Sunday, March 30, 2014

The Joy of Text?

I'm working with a couple students on SAT Critical Reading. Some are native English speakers. Some aren't. They all generally do better in science and math, though some are quite accomplished in the humanities.

But all of them -- all of them -- struggle with critical reading passages from the 19th century.

It's not just the diction -- though that, I'm sure contributes. The meanings of certain words have evolved a bit, and at least, have taken on different primary meanings in conversational English. And yet, it's a minor reason -- the SAT, by its nature, includes words that students may or may not know, and an entire class of reading passages questions requires students to determine the meaning of a phrase or word in context.

It's not just subject matter. Yes the passages are narrative and often divorced from the social, cultural, and racial reality of my students. But so are, say, the philosophical passages, or passages focused on a particular minority group. Some of the students struggle on these as well, though to a lesser extent.

I've decided that the primary challenge is due to the fact that these passages are heavy on dialogue.

I've reviwed nearly a score of official SAT tests of the current variety. And it appears that more modern narrative reading passages are characterized by omniscient narrators, detailed prose descriptions, and a boatload of adjectives.

The older passages, on the other hand, consist almost entirely of dialogue.

That got me thinking: why should that make it harder for students? Isn't this generation infamous for communicating via text messages? And although behavioral psychology suggests this leads to a loss of over 90% of the information provided by nonverbal (or at least non-linguistic) cues from direct, personal communication, haven't they adapted by becoming closer readers of dialogue?

But it's not an issue specific to millennials. I have trouble with these passages. Older SAT tutors I know -- people who don't text at all -- have similar issues.

Maybe then it has to do with a phenomenon that spans a couple generations.

Round up the usual suspects!

1. Television

Television is a favorite whipping boy. But it might be at least slightly responsible. Why? Well, it provides the viewer with abundant visual cues, which a block of text doesn't supply. So although a screenplay may need explicit directions for the actor, the gap between the naked dialogue and the viewer's brain is filled with a raft of nonverbal cues supplied by the directed actor.
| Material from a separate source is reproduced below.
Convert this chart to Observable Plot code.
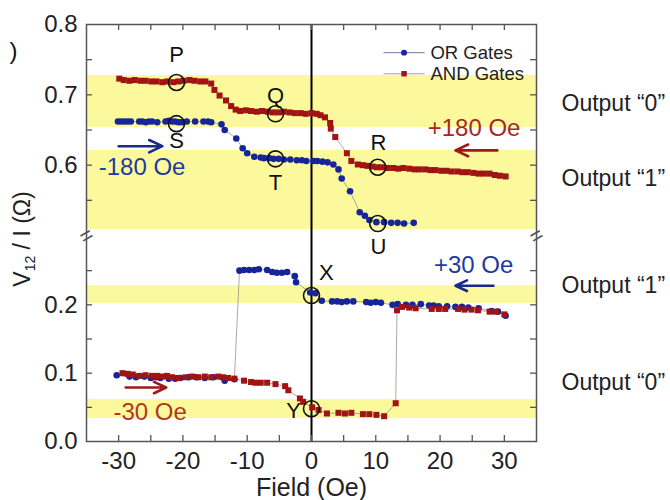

We don't read dialogue. We watch it.

2. The decline of plays in classroom instruction

I read a lot of Shakespeare in the classroom. Although one of my more perceptive English teachers told us (correctly) that Shakespeare wasn't meant to be read silently, we often did. And yes, the dialogue was often witty, and monologues and chorus provide at least some narration and background. But it's hard, unless one already knows the general plot, to understand what a given piece of dialogue means.

In order to interpret the dialogue, you need to understand the plot. But in order to understand the plot, you have to know how to interpret the dialogue. It can be done, in an iterative process. But who has time for multiple re-readings, especially on a standardized test?

3. The decline of poetry.

We don't read poetry. There are lots of reasons. I loved poetry, but realized it was making me overly pretentious. Some hate its indirectness and subtlety (the very things that others, including myself, love it for).

But what it does do -- at least when done well -- is force us to appreciate the subtleties of language. It demands, upfront, vocabulary, and historical sensitivity to connotation. Narrative prose does this too, though the lower restrictions on structure often lead even great authors to be a bit lazy and less economical with words. Clarity, not brevity, is often the emphasis, which lowers the barriers to comprehension.

In other words, the very inaccessibility of poetry makes it better training for tests that seek to differentiate students based on reading comprehension ability.

I don't know if any of these are true. It's possible that culutral context matters way more --  I find it boring to read about the upper-middle class Victorian lives of Jane Austen's characters. But it's something that I'm mulling over, especially as it is currently a roadblock for some of my students -- a block I have to figure out how to move quickly.